AIM OF THE TASK = Every line that holds the string "with" is to be identified and copied.
+++ DATA FOR THIS EXERCISE +++
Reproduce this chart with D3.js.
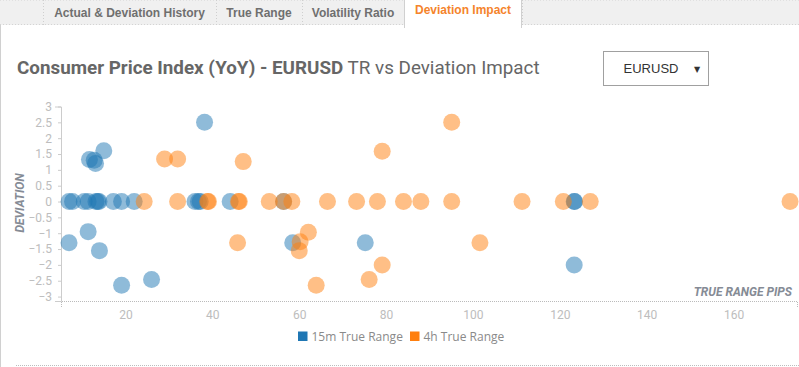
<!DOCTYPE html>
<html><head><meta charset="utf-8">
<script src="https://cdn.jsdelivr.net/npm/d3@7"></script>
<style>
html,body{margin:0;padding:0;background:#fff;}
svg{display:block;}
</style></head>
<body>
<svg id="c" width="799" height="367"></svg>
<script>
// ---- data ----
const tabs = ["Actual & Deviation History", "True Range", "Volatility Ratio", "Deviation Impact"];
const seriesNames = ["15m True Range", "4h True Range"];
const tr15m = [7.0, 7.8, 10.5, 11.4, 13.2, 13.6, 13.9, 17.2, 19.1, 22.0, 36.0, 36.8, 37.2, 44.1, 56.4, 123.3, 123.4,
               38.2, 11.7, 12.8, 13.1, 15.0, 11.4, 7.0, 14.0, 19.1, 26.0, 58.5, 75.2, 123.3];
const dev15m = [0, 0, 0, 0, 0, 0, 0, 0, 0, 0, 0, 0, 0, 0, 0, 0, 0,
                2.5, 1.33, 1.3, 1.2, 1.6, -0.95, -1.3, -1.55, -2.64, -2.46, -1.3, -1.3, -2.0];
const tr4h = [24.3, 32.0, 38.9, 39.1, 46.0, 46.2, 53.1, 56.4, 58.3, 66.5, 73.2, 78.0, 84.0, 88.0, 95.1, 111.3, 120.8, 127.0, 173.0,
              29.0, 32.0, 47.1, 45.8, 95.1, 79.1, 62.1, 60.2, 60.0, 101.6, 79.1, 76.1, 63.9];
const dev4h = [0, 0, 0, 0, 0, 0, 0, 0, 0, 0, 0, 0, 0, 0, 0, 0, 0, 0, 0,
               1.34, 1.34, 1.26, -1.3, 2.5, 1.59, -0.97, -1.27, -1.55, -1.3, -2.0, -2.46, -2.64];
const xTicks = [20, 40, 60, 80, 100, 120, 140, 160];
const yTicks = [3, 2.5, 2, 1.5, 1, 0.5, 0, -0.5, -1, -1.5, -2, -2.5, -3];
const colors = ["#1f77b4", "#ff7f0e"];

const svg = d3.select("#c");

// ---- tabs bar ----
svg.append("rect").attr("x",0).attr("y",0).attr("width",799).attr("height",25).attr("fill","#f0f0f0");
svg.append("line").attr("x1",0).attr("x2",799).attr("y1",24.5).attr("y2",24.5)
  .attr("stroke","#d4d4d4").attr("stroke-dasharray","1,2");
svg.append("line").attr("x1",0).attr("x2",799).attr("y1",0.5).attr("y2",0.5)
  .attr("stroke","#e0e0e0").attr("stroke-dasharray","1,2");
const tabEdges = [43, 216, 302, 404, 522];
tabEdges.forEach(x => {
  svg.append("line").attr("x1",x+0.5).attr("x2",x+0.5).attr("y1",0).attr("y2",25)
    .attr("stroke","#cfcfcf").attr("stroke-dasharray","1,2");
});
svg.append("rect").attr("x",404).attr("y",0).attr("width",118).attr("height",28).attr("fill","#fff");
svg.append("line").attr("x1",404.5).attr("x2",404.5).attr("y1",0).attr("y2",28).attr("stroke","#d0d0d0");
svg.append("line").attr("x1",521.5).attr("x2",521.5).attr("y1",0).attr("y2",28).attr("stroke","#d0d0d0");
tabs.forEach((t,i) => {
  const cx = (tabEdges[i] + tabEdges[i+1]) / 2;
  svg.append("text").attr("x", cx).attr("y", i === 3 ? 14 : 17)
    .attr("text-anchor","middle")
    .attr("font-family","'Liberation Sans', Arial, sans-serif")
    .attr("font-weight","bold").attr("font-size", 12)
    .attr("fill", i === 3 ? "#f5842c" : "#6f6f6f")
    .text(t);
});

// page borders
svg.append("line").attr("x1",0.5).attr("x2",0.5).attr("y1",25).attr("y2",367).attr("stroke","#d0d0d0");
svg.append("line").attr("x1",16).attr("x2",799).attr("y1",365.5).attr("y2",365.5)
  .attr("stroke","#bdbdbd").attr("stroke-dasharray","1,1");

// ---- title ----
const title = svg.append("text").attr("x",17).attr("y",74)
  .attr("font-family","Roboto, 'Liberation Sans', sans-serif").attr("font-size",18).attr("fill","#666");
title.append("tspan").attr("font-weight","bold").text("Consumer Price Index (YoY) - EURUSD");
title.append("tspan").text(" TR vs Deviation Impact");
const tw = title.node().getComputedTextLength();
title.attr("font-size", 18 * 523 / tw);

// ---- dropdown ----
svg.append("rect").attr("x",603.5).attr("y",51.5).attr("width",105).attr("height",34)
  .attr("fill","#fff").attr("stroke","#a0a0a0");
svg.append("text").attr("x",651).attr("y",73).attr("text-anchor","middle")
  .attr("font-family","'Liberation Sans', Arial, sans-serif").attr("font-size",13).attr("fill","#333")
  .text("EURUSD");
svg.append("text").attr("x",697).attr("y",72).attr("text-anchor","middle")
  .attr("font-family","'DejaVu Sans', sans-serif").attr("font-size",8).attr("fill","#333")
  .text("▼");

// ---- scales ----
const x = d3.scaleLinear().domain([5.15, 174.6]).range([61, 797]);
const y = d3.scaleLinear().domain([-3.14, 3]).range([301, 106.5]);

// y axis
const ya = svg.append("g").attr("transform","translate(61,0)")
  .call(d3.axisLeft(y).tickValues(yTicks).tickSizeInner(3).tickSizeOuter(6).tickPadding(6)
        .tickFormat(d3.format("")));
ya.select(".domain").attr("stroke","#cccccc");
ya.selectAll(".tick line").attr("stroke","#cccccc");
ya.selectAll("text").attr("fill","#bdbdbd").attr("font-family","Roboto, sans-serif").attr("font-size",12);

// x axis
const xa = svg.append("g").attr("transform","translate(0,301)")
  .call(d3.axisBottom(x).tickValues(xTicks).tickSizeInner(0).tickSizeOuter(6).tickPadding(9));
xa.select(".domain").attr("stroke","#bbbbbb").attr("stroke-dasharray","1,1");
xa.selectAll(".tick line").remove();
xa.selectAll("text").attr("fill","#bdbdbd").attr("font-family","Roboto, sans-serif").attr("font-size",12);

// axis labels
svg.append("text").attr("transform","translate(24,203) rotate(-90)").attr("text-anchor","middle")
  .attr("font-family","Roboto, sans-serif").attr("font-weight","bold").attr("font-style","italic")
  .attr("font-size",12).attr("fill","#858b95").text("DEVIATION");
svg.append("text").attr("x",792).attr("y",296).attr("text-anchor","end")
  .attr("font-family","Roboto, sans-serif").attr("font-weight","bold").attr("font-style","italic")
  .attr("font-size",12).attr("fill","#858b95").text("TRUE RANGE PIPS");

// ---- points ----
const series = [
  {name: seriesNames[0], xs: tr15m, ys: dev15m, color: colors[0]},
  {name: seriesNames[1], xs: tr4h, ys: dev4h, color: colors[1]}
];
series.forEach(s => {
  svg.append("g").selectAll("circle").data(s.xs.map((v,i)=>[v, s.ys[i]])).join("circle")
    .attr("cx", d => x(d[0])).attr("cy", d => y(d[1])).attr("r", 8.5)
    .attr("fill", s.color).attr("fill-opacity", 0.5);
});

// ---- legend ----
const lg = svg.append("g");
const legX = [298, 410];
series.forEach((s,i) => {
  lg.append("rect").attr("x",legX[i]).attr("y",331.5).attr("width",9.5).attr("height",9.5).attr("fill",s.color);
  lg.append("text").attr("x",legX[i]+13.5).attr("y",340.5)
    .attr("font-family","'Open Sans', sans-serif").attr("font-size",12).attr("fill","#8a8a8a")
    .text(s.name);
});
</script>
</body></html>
+++
+++ DATA FOR THIS EXERCISE +++
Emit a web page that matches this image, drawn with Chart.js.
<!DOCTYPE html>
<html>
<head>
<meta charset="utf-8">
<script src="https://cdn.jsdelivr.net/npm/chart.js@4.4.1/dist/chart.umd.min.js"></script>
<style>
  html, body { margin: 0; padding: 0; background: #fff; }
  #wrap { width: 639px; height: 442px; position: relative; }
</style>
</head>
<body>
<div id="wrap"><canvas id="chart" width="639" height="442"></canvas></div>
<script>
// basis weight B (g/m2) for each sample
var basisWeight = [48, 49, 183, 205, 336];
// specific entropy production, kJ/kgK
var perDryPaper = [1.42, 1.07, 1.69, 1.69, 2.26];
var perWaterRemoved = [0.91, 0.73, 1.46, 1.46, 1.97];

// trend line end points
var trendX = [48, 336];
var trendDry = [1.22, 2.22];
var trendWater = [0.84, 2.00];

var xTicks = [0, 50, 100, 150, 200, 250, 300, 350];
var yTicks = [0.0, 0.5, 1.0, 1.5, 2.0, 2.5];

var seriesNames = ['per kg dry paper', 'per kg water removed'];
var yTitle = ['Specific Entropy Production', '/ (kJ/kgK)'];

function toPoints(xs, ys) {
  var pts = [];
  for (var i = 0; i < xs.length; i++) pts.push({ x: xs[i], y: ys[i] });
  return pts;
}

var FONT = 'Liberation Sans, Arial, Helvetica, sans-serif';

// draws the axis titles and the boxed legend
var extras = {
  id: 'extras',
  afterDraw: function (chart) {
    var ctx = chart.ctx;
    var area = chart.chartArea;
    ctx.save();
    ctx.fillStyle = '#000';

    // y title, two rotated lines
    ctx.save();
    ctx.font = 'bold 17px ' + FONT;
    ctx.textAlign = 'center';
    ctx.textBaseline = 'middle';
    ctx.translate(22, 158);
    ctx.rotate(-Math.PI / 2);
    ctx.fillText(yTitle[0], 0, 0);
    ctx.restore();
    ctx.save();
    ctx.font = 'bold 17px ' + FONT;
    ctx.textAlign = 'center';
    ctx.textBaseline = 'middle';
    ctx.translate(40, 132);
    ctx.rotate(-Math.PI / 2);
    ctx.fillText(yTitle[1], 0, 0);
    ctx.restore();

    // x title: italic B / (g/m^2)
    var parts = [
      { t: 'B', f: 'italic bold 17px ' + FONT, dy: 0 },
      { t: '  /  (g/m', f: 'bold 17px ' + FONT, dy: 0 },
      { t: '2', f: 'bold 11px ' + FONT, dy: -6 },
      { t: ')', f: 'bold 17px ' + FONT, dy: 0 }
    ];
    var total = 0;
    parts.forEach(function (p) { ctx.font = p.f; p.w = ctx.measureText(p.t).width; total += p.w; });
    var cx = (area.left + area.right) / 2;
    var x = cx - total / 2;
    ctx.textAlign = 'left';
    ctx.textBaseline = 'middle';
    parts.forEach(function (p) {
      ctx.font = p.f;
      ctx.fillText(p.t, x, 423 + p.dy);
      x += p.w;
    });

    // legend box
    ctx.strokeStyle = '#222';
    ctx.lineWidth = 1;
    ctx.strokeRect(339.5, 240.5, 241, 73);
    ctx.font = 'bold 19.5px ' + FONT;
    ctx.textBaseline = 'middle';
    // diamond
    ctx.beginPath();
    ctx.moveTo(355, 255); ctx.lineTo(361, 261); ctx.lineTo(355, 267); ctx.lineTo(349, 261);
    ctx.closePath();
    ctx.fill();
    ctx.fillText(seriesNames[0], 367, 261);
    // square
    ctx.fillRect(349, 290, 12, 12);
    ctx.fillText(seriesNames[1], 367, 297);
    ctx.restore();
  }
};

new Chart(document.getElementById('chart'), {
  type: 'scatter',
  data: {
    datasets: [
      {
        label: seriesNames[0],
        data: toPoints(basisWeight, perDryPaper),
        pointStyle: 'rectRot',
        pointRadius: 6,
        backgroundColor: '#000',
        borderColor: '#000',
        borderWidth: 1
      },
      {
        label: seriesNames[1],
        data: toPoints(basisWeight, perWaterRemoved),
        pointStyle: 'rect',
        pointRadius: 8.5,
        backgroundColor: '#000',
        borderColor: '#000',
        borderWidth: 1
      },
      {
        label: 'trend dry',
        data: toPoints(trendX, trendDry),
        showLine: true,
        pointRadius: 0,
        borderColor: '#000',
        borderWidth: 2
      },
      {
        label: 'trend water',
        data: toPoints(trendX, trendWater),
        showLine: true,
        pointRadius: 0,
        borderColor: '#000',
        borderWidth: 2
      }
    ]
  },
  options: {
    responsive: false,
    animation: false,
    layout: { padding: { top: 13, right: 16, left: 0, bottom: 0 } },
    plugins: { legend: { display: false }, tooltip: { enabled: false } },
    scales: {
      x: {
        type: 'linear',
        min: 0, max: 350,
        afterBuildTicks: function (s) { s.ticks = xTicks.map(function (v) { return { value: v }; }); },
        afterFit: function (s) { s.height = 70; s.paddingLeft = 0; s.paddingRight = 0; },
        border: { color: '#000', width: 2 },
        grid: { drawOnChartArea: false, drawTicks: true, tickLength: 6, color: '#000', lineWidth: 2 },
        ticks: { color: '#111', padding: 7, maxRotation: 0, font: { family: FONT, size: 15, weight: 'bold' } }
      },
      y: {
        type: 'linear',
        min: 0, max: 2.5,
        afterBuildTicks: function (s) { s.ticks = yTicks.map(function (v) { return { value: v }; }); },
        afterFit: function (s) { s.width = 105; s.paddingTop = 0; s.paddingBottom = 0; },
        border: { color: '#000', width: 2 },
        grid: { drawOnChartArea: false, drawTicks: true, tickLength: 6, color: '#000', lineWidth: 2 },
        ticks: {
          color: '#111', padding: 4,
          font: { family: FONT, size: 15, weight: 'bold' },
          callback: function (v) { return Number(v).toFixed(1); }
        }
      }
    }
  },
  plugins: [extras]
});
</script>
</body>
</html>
+++
CORRECT OUTPUT =
Reproduce this chart with D3.js.
Emit a web page that matches this image, drawn with Chart.js.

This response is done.